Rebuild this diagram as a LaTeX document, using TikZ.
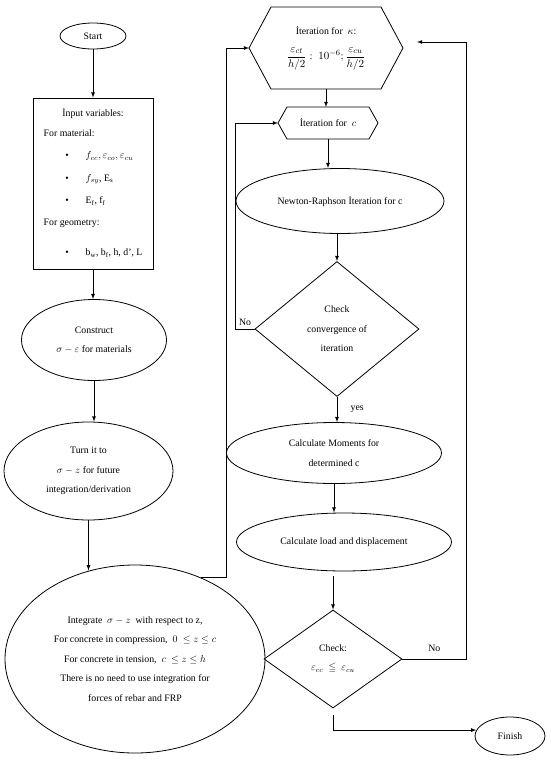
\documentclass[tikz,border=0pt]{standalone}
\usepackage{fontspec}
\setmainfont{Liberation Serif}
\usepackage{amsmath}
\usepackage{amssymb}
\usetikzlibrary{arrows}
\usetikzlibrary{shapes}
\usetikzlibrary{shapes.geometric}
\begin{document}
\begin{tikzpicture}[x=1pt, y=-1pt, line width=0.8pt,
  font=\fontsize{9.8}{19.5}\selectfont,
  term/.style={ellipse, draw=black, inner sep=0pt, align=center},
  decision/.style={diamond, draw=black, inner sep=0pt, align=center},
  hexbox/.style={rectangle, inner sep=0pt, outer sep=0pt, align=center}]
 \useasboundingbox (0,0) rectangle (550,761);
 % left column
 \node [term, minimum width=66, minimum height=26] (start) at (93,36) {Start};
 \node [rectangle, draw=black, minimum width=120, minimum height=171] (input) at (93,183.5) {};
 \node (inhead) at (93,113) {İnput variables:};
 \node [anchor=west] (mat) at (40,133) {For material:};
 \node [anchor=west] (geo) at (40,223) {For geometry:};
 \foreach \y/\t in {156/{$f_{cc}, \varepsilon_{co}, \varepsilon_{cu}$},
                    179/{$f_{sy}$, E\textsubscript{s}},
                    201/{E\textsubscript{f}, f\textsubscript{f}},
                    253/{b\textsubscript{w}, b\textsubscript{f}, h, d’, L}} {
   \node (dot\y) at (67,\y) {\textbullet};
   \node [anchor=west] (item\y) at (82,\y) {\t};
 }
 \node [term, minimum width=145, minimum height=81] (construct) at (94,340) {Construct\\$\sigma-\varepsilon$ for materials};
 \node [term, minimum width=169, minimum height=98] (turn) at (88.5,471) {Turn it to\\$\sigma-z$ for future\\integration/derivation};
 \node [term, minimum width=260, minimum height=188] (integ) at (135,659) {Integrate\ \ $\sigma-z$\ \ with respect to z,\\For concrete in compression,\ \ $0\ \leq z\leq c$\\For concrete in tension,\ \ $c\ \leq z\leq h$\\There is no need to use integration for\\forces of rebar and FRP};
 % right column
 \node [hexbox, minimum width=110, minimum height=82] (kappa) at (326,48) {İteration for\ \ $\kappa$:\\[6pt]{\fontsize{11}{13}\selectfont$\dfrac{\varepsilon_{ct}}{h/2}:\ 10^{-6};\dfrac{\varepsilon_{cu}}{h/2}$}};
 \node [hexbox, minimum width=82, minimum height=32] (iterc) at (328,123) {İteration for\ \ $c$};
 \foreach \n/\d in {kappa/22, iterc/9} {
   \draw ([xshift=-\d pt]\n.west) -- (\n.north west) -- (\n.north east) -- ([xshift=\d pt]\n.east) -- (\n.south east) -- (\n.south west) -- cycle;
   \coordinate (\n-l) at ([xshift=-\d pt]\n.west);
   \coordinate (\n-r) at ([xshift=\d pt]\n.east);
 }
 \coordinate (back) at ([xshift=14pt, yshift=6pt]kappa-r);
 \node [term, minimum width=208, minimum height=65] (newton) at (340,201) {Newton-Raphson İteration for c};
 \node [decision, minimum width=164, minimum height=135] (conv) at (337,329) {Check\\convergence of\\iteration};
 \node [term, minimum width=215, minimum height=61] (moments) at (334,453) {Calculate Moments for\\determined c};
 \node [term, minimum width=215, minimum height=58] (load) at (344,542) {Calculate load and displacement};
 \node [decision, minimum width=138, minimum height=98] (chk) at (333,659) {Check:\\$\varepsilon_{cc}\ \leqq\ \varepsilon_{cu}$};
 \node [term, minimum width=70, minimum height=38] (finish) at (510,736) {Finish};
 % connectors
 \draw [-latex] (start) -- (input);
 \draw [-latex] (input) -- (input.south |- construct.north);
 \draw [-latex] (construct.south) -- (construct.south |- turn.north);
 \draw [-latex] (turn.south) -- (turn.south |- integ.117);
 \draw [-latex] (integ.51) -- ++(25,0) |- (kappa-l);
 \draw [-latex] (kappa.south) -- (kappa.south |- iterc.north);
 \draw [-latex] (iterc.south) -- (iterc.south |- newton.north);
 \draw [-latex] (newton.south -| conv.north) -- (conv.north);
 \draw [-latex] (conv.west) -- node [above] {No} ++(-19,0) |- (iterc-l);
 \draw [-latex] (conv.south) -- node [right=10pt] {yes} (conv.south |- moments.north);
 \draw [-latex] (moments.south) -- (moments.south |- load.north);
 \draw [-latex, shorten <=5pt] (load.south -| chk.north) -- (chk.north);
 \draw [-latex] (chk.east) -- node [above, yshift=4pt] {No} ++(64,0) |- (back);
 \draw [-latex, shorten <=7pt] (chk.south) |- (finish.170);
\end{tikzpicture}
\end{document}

● **What you need to do**
Write out the data precisely as given, excluding the pictures.

● **Expected output**
Rebuild this diagram as a LaTeX document, using TikZ.
\documentclass[tikz,border=0pt]{standalone}
\usepackage{fontspec}
\setmainfont{Liberation Serif}
\usepackage{amsmath}
\usepackage{amssymb}
\usetikzlibrary{arrows}
\usetikzlibrary{shapes}
\usetikzlibrary{shapes.geometric}
\begin{document}
\begin{tikzpicture}[x=1pt, y=-1pt, line width=0.8pt,
  font=\fontsize{9.8}{19.5}\selectfont,
  term/.style={ellipse, draw=black, inner sep=0pt, align=center},
  decision/.style={diamond, draw=black, inner sep=0pt, align=center},
  hexbox/.style={rectangle, inner sep=0pt, outer sep=0pt, align=center}]
 \useasboundingbox (0,0) rectangle (550,761);
 % left column
 \node [term, minimum width=66, minimum height=26] (start) at (93,36) {Start};
 \node [rectangle, draw=black, minimum width=120, minimum height=171] (input) at (93,183.5) {};
 \node (inhead) at (93,113) {İnput variables:};
 \node [anchor=west] (mat) at (40,133) {For material:};
 \node [anchor=west] (geo) at (40,223) {For geometry:};
 \foreach \y/\t in {156/{$f_{cc}, \varepsilon_{co}, \varepsilon_{cu}$},
                    179/{$f_{sy}$, E\textsubscript{s}},
                    201/{E\textsubscript{f}, f\textsubscript{f}},
                    253/{b\textsubscript{w}, b\textsubscript{f}, h, d’, L}} {
   \node (dot\y) at (67,\y) {\textbullet};
   \node [anchor=west] (item\y) at (82,\y) {\t};
 }
 \node [term, minimum width=145, minimum height=81] (construct) at (94,340) {Construct\\$\sigma-\varepsilon$ for materials};
 \node [term, minimum width=169, minimum height=98] (turn) at (88.5,471) {Turn it to\\$\sigma-z$ for future\\integration/derivation};
 \node [term, minimum width=260, minimum height=188] (integ) at (135,659) {Integrate\ \ $\sigma-z$\ \ with respect to z,\\For concrete in compression,\ \ $0\ \leq z\leq c$\\For concrete in tension,\ \ $c\ \leq z\leq h$\\There is no need to use integration for\\forces of rebar and FRP};
 % right column
 \node [hexbox, minimum width=110, minimum height=82] (kappa) at (326,48) {İteration for\ \ $\kappa$:\\[6pt]{\fontsize{11}{13}\selectfont$\dfrac{\varepsilon_{ct}}{h/2}:\ 10^{-6};\dfrac{\varepsilon_{cu}}{h/2}$}};
 \node [hexbox, minimum width=82, minimum height=32] (iterc) at (328,123) {İteration for\ \ $c$};
 \foreach \n/\d in {kappa/22, iterc/9} {
   \draw ([xshift=-\d pt]\n.west) -- (\n.north west) -- (\n.north east) -- ([xshift=\d pt]\n.east) -- (\n.south east) -- (\n.south west) -- cycle;
   \coordinate (\n-l) at ([xshift=-\d pt]\n.west);
   \coordinate (\n-r) at ([xshift=\d pt]\n.east);
 }
 \coordinate (back) at ([xshift=14pt, yshift=6pt]kappa-r);
 \node [term, minimum width=208, minimum height=65] (newton) at (340,201) {Newton-Raphson İteration for c};
 \node [decision, minimum width=164, minimum height=135] (conv) at (337,329) {Check\\convergence of\\iteration};
 \node [term, minimum width=215, minimum height=61] (moments) at (334,453) {Calculate Moments for\\determined c};
 \node [term, minimum width=215, minimum height=58] (load) at (344,542) {Calculate load and displacement};
 \node [decision, minimum width=138, minimum height=98] (chk) at (333,659) {Check:\\$\varepsilon_{cc}\ \leqq\ \varepsilon_{cu}$};
 \node [term, minimum width=70, minimum height=38] (finish) at (510,736) {Finish};
 % connectors
 \draw [-latex] (start) -- (input);
 \draw [-latex] (input) -- (input.south |- construct.north);
 \draw [-latex] (construct.south) -- (construct.south |- turn.north);
 \draw [-latex] (turn.south) -- (turn.south |- integ.117);
 \draw [-latex] (integ.51) -- ++(25,0) |- (kappa-l);
 \draw [-latex] (kappa.south) -- (kappa.south |- iterc.north);
 \draw [-latex] (iterc.south) -- (iterc.south |- newton.north);
 \draw [-latex] (newton.south -| conv.north) -- (conv.north);
 \draw [-latex] (conv.west) -- node [above] {No} ++(-19,0) |- (iterc-l);
 \draw [-latex] (conv.south) -- node [right=10pt] {yes} (conv.south |- moments.north);
 \draw [-latex] (moments.south) -- (moments.south |- load.north);
 \draw [-latex, shorten <=5pt] (load.south -| chk.north) -- (chk.north);
 \draw [-latex] (chk.east) -- node [above, yshift=4pt] {No} ++(64,0) |- (back);
 \draw [-latex, shorten <=7pt] (chk.south) |- (finish.170);
\end{tikzpicture}
\end{document}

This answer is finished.